Not long ago, Apple boasted that its products were made in America. Today, few are. Almost all of the 70 million iPhones, 30 million iPads and 59 million other products Apple sold last year were manufactured overseas.
Why can’t that work come home? Mr. Obama asked.
Mr. Jobs’s reply was unambiguous. “Those jobs aren’t coming back,” he said, according to another dinner guest.
The article is a great read, but I really am at a loss as to what to think about the President’s question.
On the one hand, he might understand economics and know that those jobs are not coming back, but he might have asked the question so as to be perceived as caring about creating jobs in the US.
Color me cynical, but my belief that the President is a very smart man — I would have voted for him if I could vote in this country, and my wife not only voted for him but contributed to his campaign — has a hard time co-existing with the belief that his question might have been asked in earnest, so my mind defaults to “he was just politicking.”
On the other hand, he might completely misunderstand economics, and just how powerful the forces of globalization are.
If the President’s question was asked in earnest, we are in trouble.
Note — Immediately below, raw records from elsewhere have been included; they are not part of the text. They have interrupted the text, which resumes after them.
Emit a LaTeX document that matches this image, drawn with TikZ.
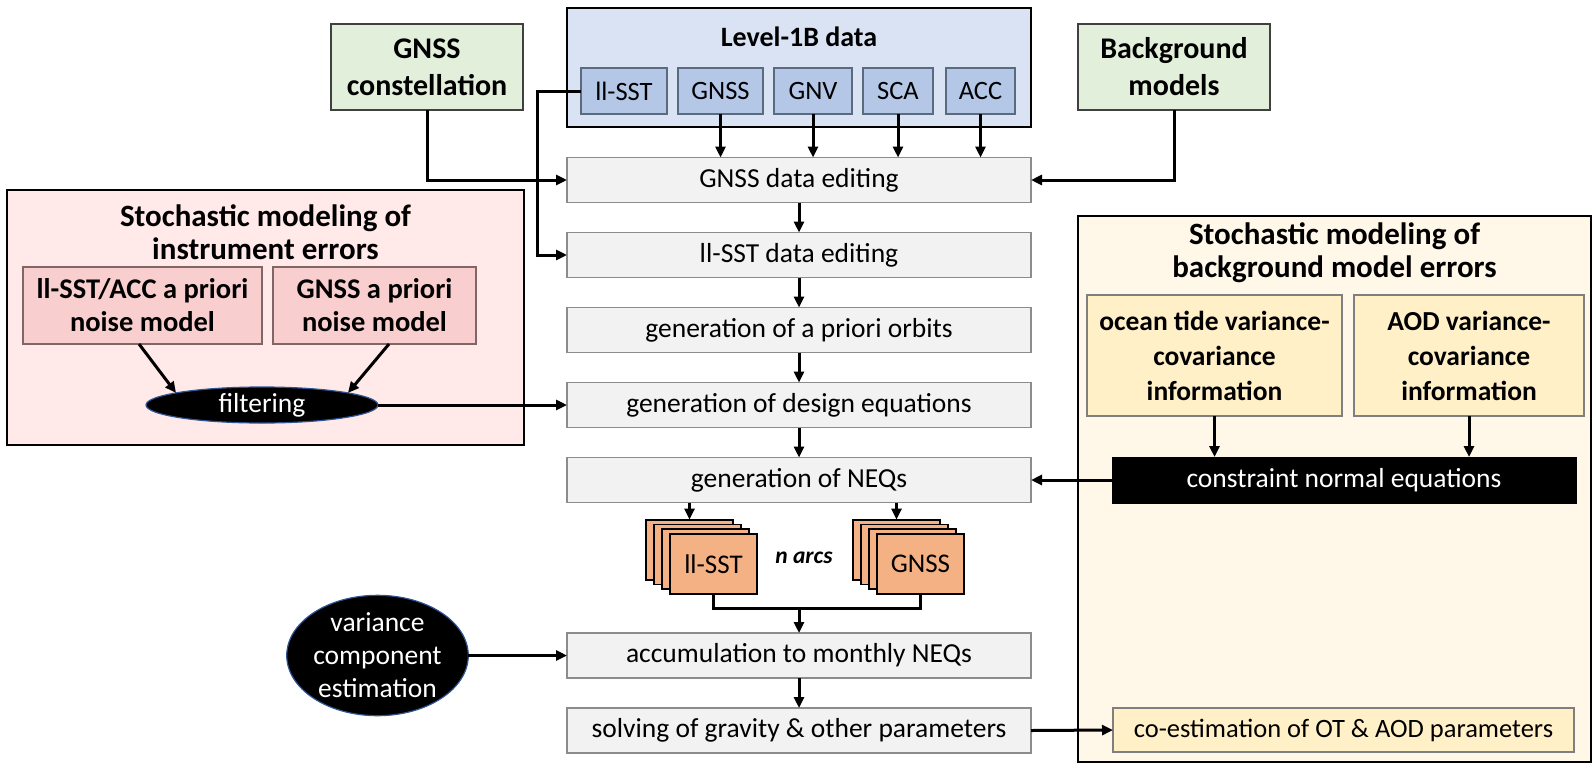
\documentclass[tikz,border=0pt]{standalone}
\usepackage{fontspec}
\setmainfont{Carlito}
\usetikzlibrary{arrows.meta,shapes.geometric}
\definecolor{greenF}{HTML}{E2EFDA}
\definecolor{blueOut}{HTML}{DAE3F3}
\definecolor{blueIn}{HTML}{B4C7E7}
\definecolor{blueLine}{HTML}{5A6B80}
\definecolor{grayF}{HTML}{F2F2F2}
\definecolor{grayLine}{HTML}{8C8C8C}
\definecolor{pinkOut}{HTML}{FFE9E9}
\definecolor{pinkIn}{HTML}{F9CECE}
\definecolor{pinkLine}{HTML}{806666}
\definecolor{yelOut}{HTML}{FFF7E8}
\definecolor{yelIn}{HTML}{FFF0C8}
\definecolor{yelLine}{HTML}{7F7F7F}
\definecolor{orangeF}{HTML}{F4B183}
\definecolor{ellLine}{HTML}{2F5597}
\tikzset{
  box/.style={rectangle,inner sep=0pt,outer sep=0pt,align=center},
  txt/.style={font=\fontsize{27.5}{32}\selectfont},
  btitle/.style={font=\bfseries\fontsize{31}{33}\selectfont},
  greenbox/.style={box,fill=greenF,draw=black!75,line width=1.3pt,font=\bfseries\fontsize{30}{37}\selectfont},
  bluebox/.style={box,fill=blueIn,draw=blueLine,line width=1.2pt,font=\fontsize{26.5}{30}\selectfont},
  graybox/.style={box,fill=grayF,draw=grayLine,line width=1.4pt,minimum width=464,minimum height=45,txt},
  pinkbox/.style={box,fill=pinkIn,draw=pinkLine,line width=1.1pt,font=\bfseries\fontsize{28.5}{33}\selectfont},
  yelbox/.style={box,fill=yelIn,draw=yelLine,line width=1.1pt,font=\bfseries\fontsize{27.5}{35}\selectfont},
  blackbox/.style={box,fill=black,draw=black,text=white,txt},
  blackell/.style={ellipse,inner sep=0pt,outer sep=0pt,fill=black,draw=ellLine,line width=1.2pt,text=white,align=center,font=\fontsize{27.5}{33}\selectfont},
  orbox/.style={box,fill=orangeF,draw=black,line width=1.8pt,minimum width=87,minimum height=60,font=\fontsize{27}{32}\selectfont},
  arr/.style={line width=3pt,-{Triangle[length=11pt,width=10pt]}},
  ln/.style={line width=3pt}
}
\begin{document}
\begin{tikzpicture}[x=1pt,y=-1pt]
\useasboundingbox (0,0) rectangle (1594,763);
% frames
\node[box,fill=pinkOut,draw=black,line width=1.6pt,minimum width=517,minimum height=255] (pinkframe) at (265.5,317.5) {};
\node[btitle,align=center] (pinktitle) at (265.5,232.5) {Stochastic modeling of\\instrument errors};
\node[box,fill=yelOut,draw=black,line width=1.6pt,minimum width=513,minimum height=546] (yelframe) at (1334.5,489) {};
\node[btitle,align=center] (yeltitle) at (1334.5,253) {Stochastic modeling of\\background model errors};
\node[box,fill=blueOut,draw=black,line width=1.8pt,minimum width=464,minimum height=119] (l1b) at (799,67.5) {};
\node[font=\bfseries\fontsize{28}{32}\selectfont] (l1btitle) at (799,37) {Level-1B data};
% top inputs
\node[greenbox,minimum width=192,minimum height=86] (gc) at (427,67) {GNSS\\constellation};
\node[greenbox,minimum width=192,minimum height=86] (bg) at (1174,67) {Background\\models};
\node[bluebox,minimum width=86,minimum height=46] (bsst) at (624,91) {ll-SST};
\node[bluebox,minimum width=85,minimum height=46] (bgnss) at (720.5,91) {GNSS};
\node[bluebox,minimum width=78,minimum height=46] (bgnv) at (813,91) {GNV};
\node[bluebox,minimum width=70,minimum height=46] (bsca) at (898,91) {SCA};
\node[bluebox,minimum width=69,minimum height=46] (bacc) at (980.5,91) {ACC};
% main chain
\node[graybox] (ged) at (799,180) {GNSS data editing};
\node[graybox] (sed) at (799,255) {ll-SST data editing};
\node[graybox] (orb) at (799,330) {generation of a priori orbits};
\node[graybox] (des) at (799,405) {generation of design equations};
\node[graybox] (neq) at (799,480) {generation of NEQs};
\node[graybox] (acc) at (799,655.5) {accumulation to monthly NEQs};
\node[graybox] (sol) at (799,730.5) {solving of gravity \& other parameters};
% stacks
\node[orbox] (s3) at (689.5,549.6) {};
\node[orbox] (s2) at (697.5,554.4) {};
\node[orbox] (s1) at (705.5,559.2) {};
\node[orbox] (s0) at (713.5,564) {ll-SST};
\node[orbox] (g3) at (896.5,549.6) {};
\node[orbox] (g2) at (904.5,554.4) {};
\node[orbox] (g1) at (912.5,559.2) {};
\node[orbox] (g0) at (920.5,564) {GNSS};
\node[font=\bfseries\itshape\fontsize{23.5}{28}\selectfont] (narcs) at (804,558) {n arcs};
% pink content
\node[pinkbox,minimum width=239,minimum height=77] (pn1) at (142.5,305.5) {ll-SST/ACC a priori\\noise model};
\node[pinkbox,minimum width=203,minimum height=77] (pn2) at (374.5,305.5) {GNSS a priori\\noise model};
\node[blackell,minimum width=232,minimum height=36] (filt) at (262,405) {filtering};
% yellow content
\node[yelbox,minimum width=255,minimum height=121] (ot) at (1214.5,355.5) {ocean tide variance-\\covariance\\information};
\node[yelbox,minimum width=230,minimum height=121] (aod) at (1469,355.5) {AOD variance-\\covariance\\information};
\node[blackbox,minimum width=464,minimum height=46] (cne) at (1344,480) {constraint normal equations};
\node[box,fill=yelIn,draw=yelLine,line width=1.1pt,minimum width=461,minimum height=44,font=\fontsize{26.5}{30}\selectfont] (coe) at (1343.5,730) {co-estimation of OT \& AOD parameters};
% variance ellipse
\node[blackell,minimum width=177,minimum height=120] (vce) at (377.5,655.5) {variance\\component\\estimation};
% connectors
\coordinate (sstbend) at (537,91);
\draw[arr] (gc.south) |- (ged.west);
\draw[arr] (bg.south) |- (ged.east);
\draw[arr] (bsst.west) -- (sstbend) |- (sed.west);
\draw[arr] (bgnss.south) -- (bgnss.south |- ged.north);
\draw[arr] (bgnv.south) -- (bgnv.south |- ged.north);
\draw[arr] (bsca.south) -- (bsca.south |- ged.north);
\draw[arr] (bacc.south) -- (bacc.south |- ged.north);
\draw[arr] (ged) -- (sed);
\draw[arr] (sed) -- (orb);
\draw[arr] (orb) -- (des);
\draw[arr] (des) -- (neq);
\draw[arr] (s3.north |- neq.south) -- (s3.north);
\draw[arr] (g3.north |- neq.south) -- (g3.north);
\coordinate (join) at (799,608);
\draw[ln] (s0.south) |- (join) -| (g0.south);
\draw[arr] (join) -- (acc.north);
\draw[arr] (acc) -- (sol);
\draw[arr] ([xshift=116pt]pn1.south west) -- (filt.172);
\draw[arr] ([xshift=116pt]pn2.south west) -- (filt.8);
\draw[arr] (filt.east) -- (des.west);
\draw[arr] (ot.south) -- (ot.south |- cne.north);
\draw[arr] (aod.south) -- (aod.south |- cne.north);
\draw[arr] (cne.west) -- (neq.east);
\draw[arr] (vce.east) -- (acc.west);
\draw[arr] (sol.east) -- (coe.west);
\end{tikzpicture}
\end{document}
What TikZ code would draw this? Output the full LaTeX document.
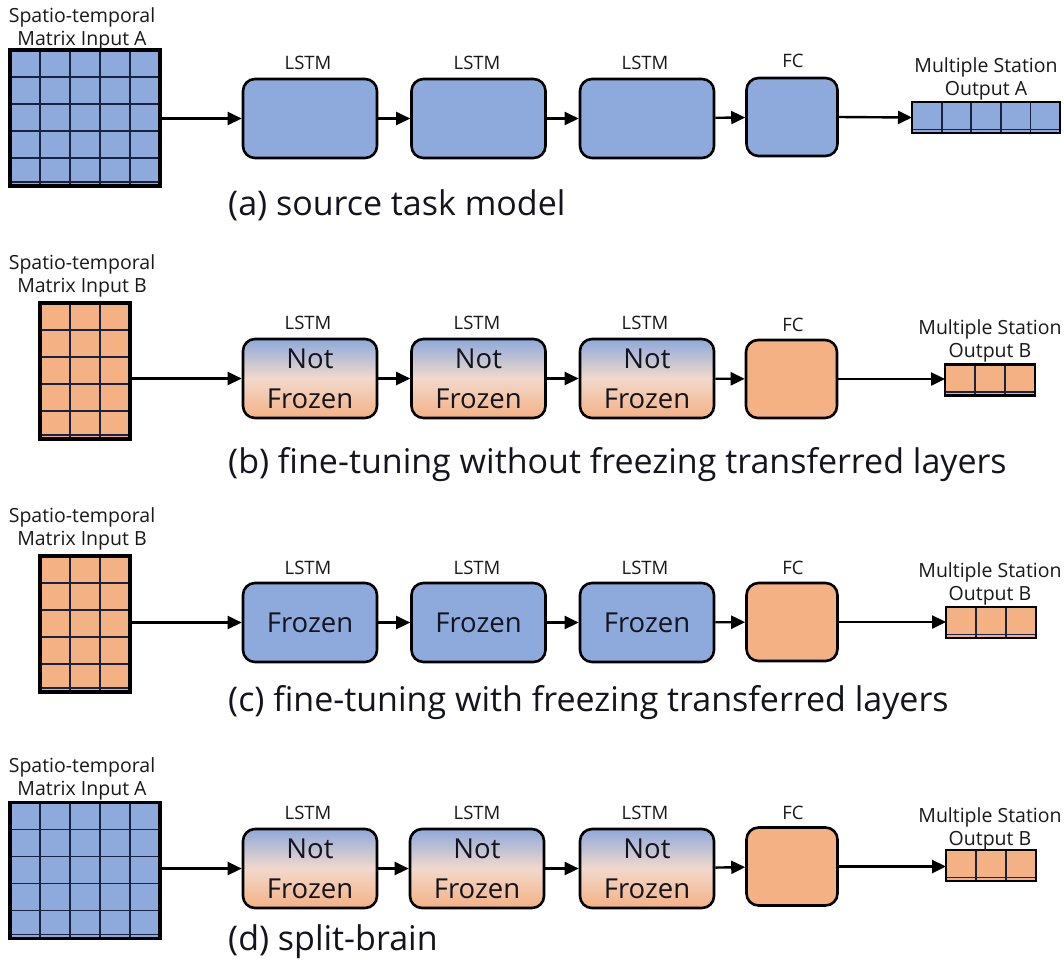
\documentclass[tikz,border=0pt]{standalone}
\usepackage{fontspec}
\setmainfont{Open Sans}
\usetikzlibrary{arrows.meta,calc}
\definecolor{blueF}{RGB}{142,169,219}
\definecolor{orangeF}{RGB}{244,177,131}
\definecolor{peachF}{RGB}{242,217,204}
\definecolor{gridC}{RGB}{25,35,65}
\definecolor{txtC}{RGB}{20,20,30}
\begin{document}
\begin{tikzpicture}[x=1pt,y=-1pt,
  lay/.style={draw=black, line width=2.6pt, rounded corners=12pt, minimum width=134pt, minimum height=79pt, inner sep=0pt, align=center, text=txtC, font=\fontsize{27.5}{40}\selectfont},
  frz/.style={lay, fill=blueF},
  nfrz/.style={lay, top color=blueF, bottom color=orangeF, middle color=peachF},
  fcbox/.style={lay, minimum width=91pt, minimum height=78pt},
  lbl/.style={font=\fontsize{18.5}{22}\selectfont, text=black!90, inner sep=0pt},
  mlbl/.style={font=\fontsize{19.5}{23}\selectfont, text=black!90, inner sep=0pt, align=center},
  captxt/.style={font=\fontsize{34}{38}\selectfont, anchor=west, inner sep=0pt, text=txtC},
  arr/.style={-{Triangle[length=14pt,width=13pt]}, line width=2.4pt},
  gridl/.style={draw=gridC, line width=1.8pt},
  matbase/.style={draw=black, line width=3.4pt, minimum height=136pt, inner sep=0pt, outer sep=0pt},
  matA/.style={matbase, fill=blueF, minimum width=150pt, path picture={
    \foreach \i in {1,2,3,4} \draw[gridl] ($(path picture bounding box.north west)+(\i*30pt,0pt)$) -- ++(0pt,-140pt);
    \foreach \j in {27,54,81,108,132} \draw[gridl] ($(path picture bounding box.north west)+(0pt,-\j*1pt)$) -- ++(200pt,0pt);}},
  matB/.style={matbase, fill=orangeF, minimum width=90pt, path picture={
    \foreach \i in {1,2} \draw[gridl] ($(path picture bounding box.north west)+(\i*30pt,0pt)$) -- ++(0pt,-140pt);
    \foreach \j in {27,54,81,108,132} \draw[gridl] ($(path picture bounding box.north west)+(0pt,-\j*1pt)$) -- ++(200pt,0pt);}},
  vecbase/.style={draw=black, line width=2.8pt, minimum height=31pt, inner sep=0pt, outer sep=0pt},
  vecA/.style={vecbase, fill=blueF, minimum width=148pt, path picture={
    \foreach \i in {1,2,3,4} \draw[gridl] ($(path picture bounding box.north west)+(\i*29.6pt,0pt)$) -- ++(0pt,-40pt);
    \draw[gridl] ($(path picture bounding box.north west)+(0pt,-27.5pt)$) -- ++(200pt,0pt);}},
  vecB/.style={vecbase, fill=orangeF, minimum width=90pt, path picture={
    \foreach \i in {1,2} \draw[gridl] ($(path picture bounding box.north west)+(\i*30pt,0pt)$) -- ++(0pt,-40pt);
    \draw[gridl] ($(path picture bounding box.north west)+(0pt,-27.5pt)$) -- ++(200pt,0pt);}}
]
\useasboundingbox (0,0) rectangle (1064,970);
\fill[white] (0,0) rectangle (1064,970);

% ---------- (a) ----------
\node[matA] (ainA) at (85,118) {};
\node[mlbl] (ainAl) at (82,28.5) {Spatio-temporal\\Matrix Input A};
\node[frz] (al1) at (310,118.5) {};
\node[frz] (al2) at (478.5,118.5) {};
\node[frz] (al3) at (647,118.5) {};
\node[fcbox, fill=blueF] (afc) at (792,117) {};
\node[lbl] (al1l) at (308,63) {LSTM};
\node[lbl] (al2l) at (477,63) {LSTM};
\node[lbl] (al3l) at (645,63) {LSTM};
\node[lbl] (afcl) at (793,61) {FC};
\node[vecA] (aout) at (986,117.5) {};
\node[mlbl] (aoutl) at (986,79) {Multiple Station\\Output A};
\draw[arr] (ainA.east |- al1.west) -- (al1.west);
\draw[arr] (al1) -- (al2);
\draw[arr] (al2) -- (al3);
\draw[arr] (al3) -- (afc);
\draw[arr] (afc.east) -- (aout.west);
\node[captxt] (acap) at (228,205) {(a) source task model};

% ---------- (b) ----------
\node[matB] (binB) at (85,371) {};
\node[mlbl] (binBl) at (82,276) {Spatio-temporal\\Matrix Input B};
\node[nfrz] (bl1) at (310,378.5) {Not\\Frozen};
\node[nfrz] (bl2) at (478.5,378.5) {Not\\Frozen};
\node[nfrz] (bl3) at (647,378.5) {Not\\Frozen};
\node[fcbox, fill=orangeF] (bfc) at (791.5,379) {};
\node[lbl] (bl1l) at (308,323) {LSTM};
\node[lbl] (bl2l) at (477,323) {LSTM};
\node[lbl] (bl3l) at (645,323) {LSTM};
\node[lbl] (bfcl) at (793,325) {FC};
\node[vecB] (bout) at (990,380) {};
\node[mlbl] (boutl) at (990,341) {Multiple Station\\Output B};
\draw[arr] (binB.east |- bl1.west) -- (bl1.west);
\draw[arr] (bl1) -- (bl2);
\draw[arr] (bl2) -- (bl3);
\draw[arr] (bl3) -- (bfc);
\draw[arr] (bfc.east) -- (bfc.east -| bout.west);
\node[captxt] (bcap) at (228,465) {(b) fine-tuning without freezing transferred layers};

% ---------- (c) ----------
\node[matB] (cinB) at (85,624) {};
\node[mlbl] (cinBl) at (82,528.5) {Spatio-temporal\\Matrix Input B};
\node[frz] (cl1) at (310,622.5) {Frozen};
\node[frz] (cl2) at (478.5,622.5) {Frozen};
\node[frz] (cl3) at (647,622.5) {Frozen};
\node[fcbox, fill=orangeF] (cfc) at (792,622) {};
\node[lbl] (cl1l) at (308,568) {LSTM};
\node[lbl] (cl2l) at (477,568) {LSTM};
\node[lbl] (cl3l) at (645,568) {LSTM};
\node[lbl] (cfcl) at (793,568) {FC};
\node[vecB] (cout) at (991,622.5) {};
\node[mlbl] (coutl) at (990,583.5) {Multiple Station\\Output B};
\draw[arr] (cinB.east |- cl1.west) -- (cl1.west);
\draw[arr] (cl1) -- (cl2);
\draw[arr] (cl2) -- (cl3);
\draw[arr] (cl3) -- (cfc);
\draw[arr] (cfc.east) -- (cfc.east -| cout.west);
\node[captxt] (ccap) at (228,703) {(c) fine-tuning with freezing transferred layers};

% ---------- (d) ----------
\node[matA] (dinA) at (85,870.5) {};
\node[mlbl] (dinAl) at (82,778.5) {Spatio-temporal\\Matrix Input A};
\node[nfrz] (dl1) at (310,868.5) {Not\\Frozen};
\node[nfrz] (dl2) at (477,868.5) {Not\\Frozen};
\node[nfrz] (dl3) at (647,868.5) {Not\\Frozen};
\node[fcbox, fill=orangeF] (dfc) at (792,866.5) {};
\node[lbl] (dl1l) at (308,813) {LSTM};
\node[lbl] (dl2l) at (477,813) {LSTM};
\node[lbl] (dl3l) at (645,813) {LSTM};
\node[lbl] (dfcl) at (793,813) {FC};
\node[vecB] (dout) at (991,865.5) {};
\node[mlbl] (doutl) at (990,828.5) {Multiple Station\\Output B};
\draw[arr] (dinA.east |- dl1.west) -- (dl1.west);
\draw[arr] (dl1) -- (dl2);
\draw[arr] (dl2) -- (dl3);
\draw[arr] (dl3) -- (dfc);
\draw[arr] (dfc.east) -- (dfc.east -| dout.west);
\node[captxt] (dcap) at (228,942) {(d) split-brain};
\end{tikzpicture}
\end{document}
Those jobs are indeed not coming back. Much like the US economy went from being an agrarian economy to being a manufacturing economy in the 19th century, the US economy went from being a manufacturing economy to being a service and research and development economy in last quarter of the 20th century.
We are at a point in history where our comparative advantage lies in the tertiary and quaternary sectors of the economy. Forget secondary-sector jobs. Those went the way of the dodo sometime in the 1970s. Let’s focus our attention on developing the services and research and development sector of the US economy rather than lamenting the disappearance of agricultural and manufacturing jobs.
Getting those manufactured jobs back would mean that the US economy is regressing and that real incomes are not only stagnating, but decreasing more than they already did. If that is truly what the President wants, he should prepare for a revolution.